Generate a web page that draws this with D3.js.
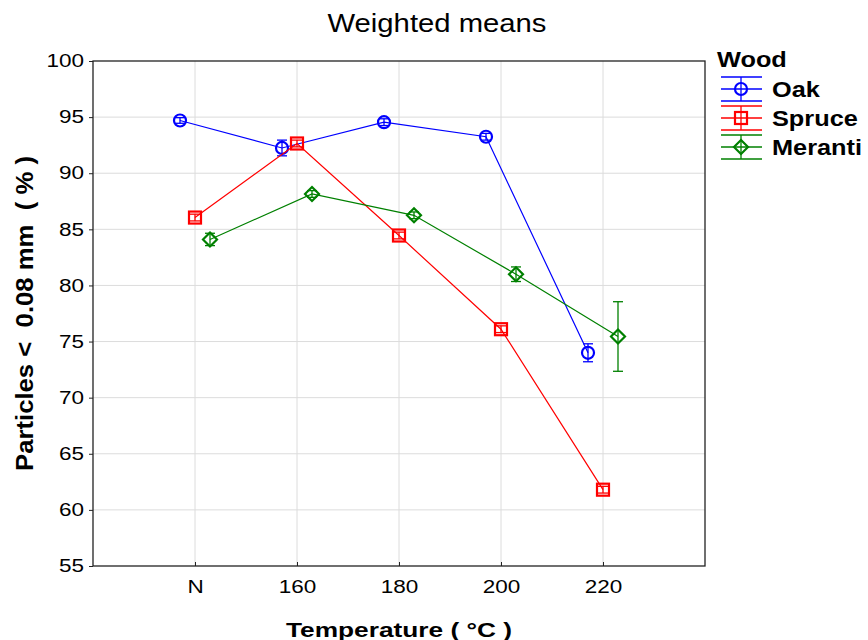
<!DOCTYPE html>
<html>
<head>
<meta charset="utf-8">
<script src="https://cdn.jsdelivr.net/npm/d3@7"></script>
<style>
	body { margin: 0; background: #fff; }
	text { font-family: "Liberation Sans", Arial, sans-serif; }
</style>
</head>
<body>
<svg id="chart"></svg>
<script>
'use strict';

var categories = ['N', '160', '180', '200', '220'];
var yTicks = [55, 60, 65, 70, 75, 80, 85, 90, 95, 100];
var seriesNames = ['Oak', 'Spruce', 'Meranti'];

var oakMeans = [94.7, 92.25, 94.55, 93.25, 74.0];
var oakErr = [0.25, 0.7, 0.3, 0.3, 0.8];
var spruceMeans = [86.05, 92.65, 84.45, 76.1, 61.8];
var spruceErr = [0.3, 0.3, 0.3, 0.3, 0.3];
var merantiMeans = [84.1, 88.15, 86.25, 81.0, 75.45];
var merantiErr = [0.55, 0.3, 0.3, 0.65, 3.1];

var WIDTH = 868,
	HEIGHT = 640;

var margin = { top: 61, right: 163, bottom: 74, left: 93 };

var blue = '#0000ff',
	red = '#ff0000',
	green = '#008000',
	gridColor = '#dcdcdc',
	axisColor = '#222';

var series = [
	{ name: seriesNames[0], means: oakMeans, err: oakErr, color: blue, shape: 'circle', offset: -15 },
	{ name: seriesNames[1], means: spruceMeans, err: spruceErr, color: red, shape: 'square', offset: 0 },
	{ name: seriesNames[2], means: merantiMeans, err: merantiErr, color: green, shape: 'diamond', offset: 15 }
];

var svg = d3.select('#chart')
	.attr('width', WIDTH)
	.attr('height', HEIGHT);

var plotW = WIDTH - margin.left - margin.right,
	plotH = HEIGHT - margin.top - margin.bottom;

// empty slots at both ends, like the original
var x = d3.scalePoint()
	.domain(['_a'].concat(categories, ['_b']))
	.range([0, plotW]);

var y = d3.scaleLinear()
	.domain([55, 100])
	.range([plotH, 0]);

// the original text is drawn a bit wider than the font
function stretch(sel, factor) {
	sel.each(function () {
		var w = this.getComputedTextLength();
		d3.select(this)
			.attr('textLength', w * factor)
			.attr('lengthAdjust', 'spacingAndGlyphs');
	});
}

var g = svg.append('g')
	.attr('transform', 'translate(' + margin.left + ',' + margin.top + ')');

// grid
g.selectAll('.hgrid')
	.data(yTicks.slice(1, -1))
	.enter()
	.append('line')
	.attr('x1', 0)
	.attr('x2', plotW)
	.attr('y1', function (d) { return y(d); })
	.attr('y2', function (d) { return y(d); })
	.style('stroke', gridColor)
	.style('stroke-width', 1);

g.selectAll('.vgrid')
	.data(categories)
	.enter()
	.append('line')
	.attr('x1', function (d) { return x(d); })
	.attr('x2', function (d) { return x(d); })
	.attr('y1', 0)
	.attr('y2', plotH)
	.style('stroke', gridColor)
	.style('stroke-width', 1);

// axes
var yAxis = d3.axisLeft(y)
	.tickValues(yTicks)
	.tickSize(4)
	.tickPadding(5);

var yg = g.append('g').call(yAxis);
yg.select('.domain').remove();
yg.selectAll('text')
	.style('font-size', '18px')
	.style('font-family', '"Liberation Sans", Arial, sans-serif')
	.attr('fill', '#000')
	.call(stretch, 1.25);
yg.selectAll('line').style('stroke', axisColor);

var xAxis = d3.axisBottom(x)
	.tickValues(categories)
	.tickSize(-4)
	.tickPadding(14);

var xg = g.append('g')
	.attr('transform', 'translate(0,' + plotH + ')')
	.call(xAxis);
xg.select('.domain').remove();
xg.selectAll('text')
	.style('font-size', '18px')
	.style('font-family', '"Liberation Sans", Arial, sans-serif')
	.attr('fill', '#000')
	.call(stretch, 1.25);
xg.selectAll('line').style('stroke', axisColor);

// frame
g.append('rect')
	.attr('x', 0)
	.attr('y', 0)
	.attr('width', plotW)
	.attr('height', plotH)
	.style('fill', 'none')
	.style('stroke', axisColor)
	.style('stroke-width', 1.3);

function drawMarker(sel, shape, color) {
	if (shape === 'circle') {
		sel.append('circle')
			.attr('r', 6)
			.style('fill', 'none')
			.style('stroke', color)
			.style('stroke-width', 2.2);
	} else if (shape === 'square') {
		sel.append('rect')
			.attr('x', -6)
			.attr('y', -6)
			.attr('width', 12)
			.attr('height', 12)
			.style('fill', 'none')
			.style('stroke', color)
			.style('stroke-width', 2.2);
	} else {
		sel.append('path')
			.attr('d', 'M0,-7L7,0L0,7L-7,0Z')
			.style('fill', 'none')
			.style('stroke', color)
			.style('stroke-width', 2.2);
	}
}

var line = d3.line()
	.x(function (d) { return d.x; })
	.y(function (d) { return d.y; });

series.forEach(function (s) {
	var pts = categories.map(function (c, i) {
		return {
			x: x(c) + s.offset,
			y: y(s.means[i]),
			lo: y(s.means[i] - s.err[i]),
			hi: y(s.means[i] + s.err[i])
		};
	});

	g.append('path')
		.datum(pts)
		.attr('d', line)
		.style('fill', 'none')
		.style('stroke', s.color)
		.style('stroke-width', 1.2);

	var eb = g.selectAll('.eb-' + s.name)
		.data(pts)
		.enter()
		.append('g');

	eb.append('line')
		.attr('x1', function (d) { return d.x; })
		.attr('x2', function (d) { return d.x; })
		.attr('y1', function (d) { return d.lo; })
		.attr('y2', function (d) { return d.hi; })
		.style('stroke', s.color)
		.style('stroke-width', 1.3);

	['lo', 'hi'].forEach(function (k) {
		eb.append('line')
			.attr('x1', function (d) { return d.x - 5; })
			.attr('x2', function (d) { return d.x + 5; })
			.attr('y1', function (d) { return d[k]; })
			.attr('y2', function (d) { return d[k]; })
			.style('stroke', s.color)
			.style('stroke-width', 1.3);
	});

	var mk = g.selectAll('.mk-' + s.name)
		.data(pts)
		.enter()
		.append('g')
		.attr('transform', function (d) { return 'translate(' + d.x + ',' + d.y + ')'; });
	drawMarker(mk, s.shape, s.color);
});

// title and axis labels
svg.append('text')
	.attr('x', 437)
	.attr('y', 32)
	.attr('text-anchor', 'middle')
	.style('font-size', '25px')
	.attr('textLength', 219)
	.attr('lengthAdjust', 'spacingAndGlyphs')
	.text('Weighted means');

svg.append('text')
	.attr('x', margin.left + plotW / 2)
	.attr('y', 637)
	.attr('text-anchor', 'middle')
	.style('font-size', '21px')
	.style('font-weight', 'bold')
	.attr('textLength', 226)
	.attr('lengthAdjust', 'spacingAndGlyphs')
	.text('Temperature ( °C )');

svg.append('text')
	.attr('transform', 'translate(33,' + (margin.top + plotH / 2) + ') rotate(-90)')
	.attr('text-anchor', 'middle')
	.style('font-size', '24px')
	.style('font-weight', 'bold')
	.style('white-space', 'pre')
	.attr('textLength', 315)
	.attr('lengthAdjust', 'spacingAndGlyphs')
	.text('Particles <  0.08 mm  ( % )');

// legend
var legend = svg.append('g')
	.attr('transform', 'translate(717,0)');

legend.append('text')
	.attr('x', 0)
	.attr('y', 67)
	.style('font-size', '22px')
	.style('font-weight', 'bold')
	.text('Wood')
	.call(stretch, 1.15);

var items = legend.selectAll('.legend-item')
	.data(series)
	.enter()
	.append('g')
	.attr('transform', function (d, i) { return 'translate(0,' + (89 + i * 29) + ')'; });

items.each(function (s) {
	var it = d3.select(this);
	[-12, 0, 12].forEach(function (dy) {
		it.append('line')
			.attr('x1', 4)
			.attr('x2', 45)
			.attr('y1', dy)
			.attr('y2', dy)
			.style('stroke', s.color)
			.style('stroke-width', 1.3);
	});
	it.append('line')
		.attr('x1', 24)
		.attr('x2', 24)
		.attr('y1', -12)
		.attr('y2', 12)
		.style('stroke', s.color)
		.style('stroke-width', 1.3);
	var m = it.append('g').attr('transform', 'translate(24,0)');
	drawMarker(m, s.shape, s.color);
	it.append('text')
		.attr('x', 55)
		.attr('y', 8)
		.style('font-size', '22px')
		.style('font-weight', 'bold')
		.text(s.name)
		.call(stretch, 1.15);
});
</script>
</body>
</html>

**GIVEN EXERCISE:** Leave out the pictures and restate, word for word, the lines from the top of the data through the line containing "HEIGHT = 640;", both included.

**WRITTEN ANSWER:**
Generate a web page that draws this with D3.js.
<!DOCTYPE html>
<html>
<head>
<meta charset="utf-8">
<script src="https://cdn.jsdelivr.net/npm/d3@7"></script>
<style>
	body { margin: 0; background: #fff; }
	text { font-family: "Liberation Sans", Arial, sans-serif; }
</style>
</head>
<body>
<svg id="chart"></svg>
<script>
'use strict';

var categories = ['N', '160', '180', '200', '220'];
var yTicks = [55, 60, 65, 70, 75, 80, 85, 90, 95, 100];
var seriesNames = ['Oak', 'Spruce', 'Meranti'];

var oakMeans = [94.7, 92.25, 94.55, 93.25, 74.0];
var oakErr = [0.25, 0.7, 0.3, 0.3, 0.8];
var spruceMeans = [86.05, 92.65, 84.45, 76.1, 61.8];
var spruceErr = [0.3, 0.3, 0.3, 0.3, 0.3];
var merantiMeans = [84.1, 88.15, 86.25, 81.0, 75.45];
var merantiErr = [0.55, 0.3, 0.3, 0.65, 3.1];

var WIDTH = 868,
	HEIGHT = 640;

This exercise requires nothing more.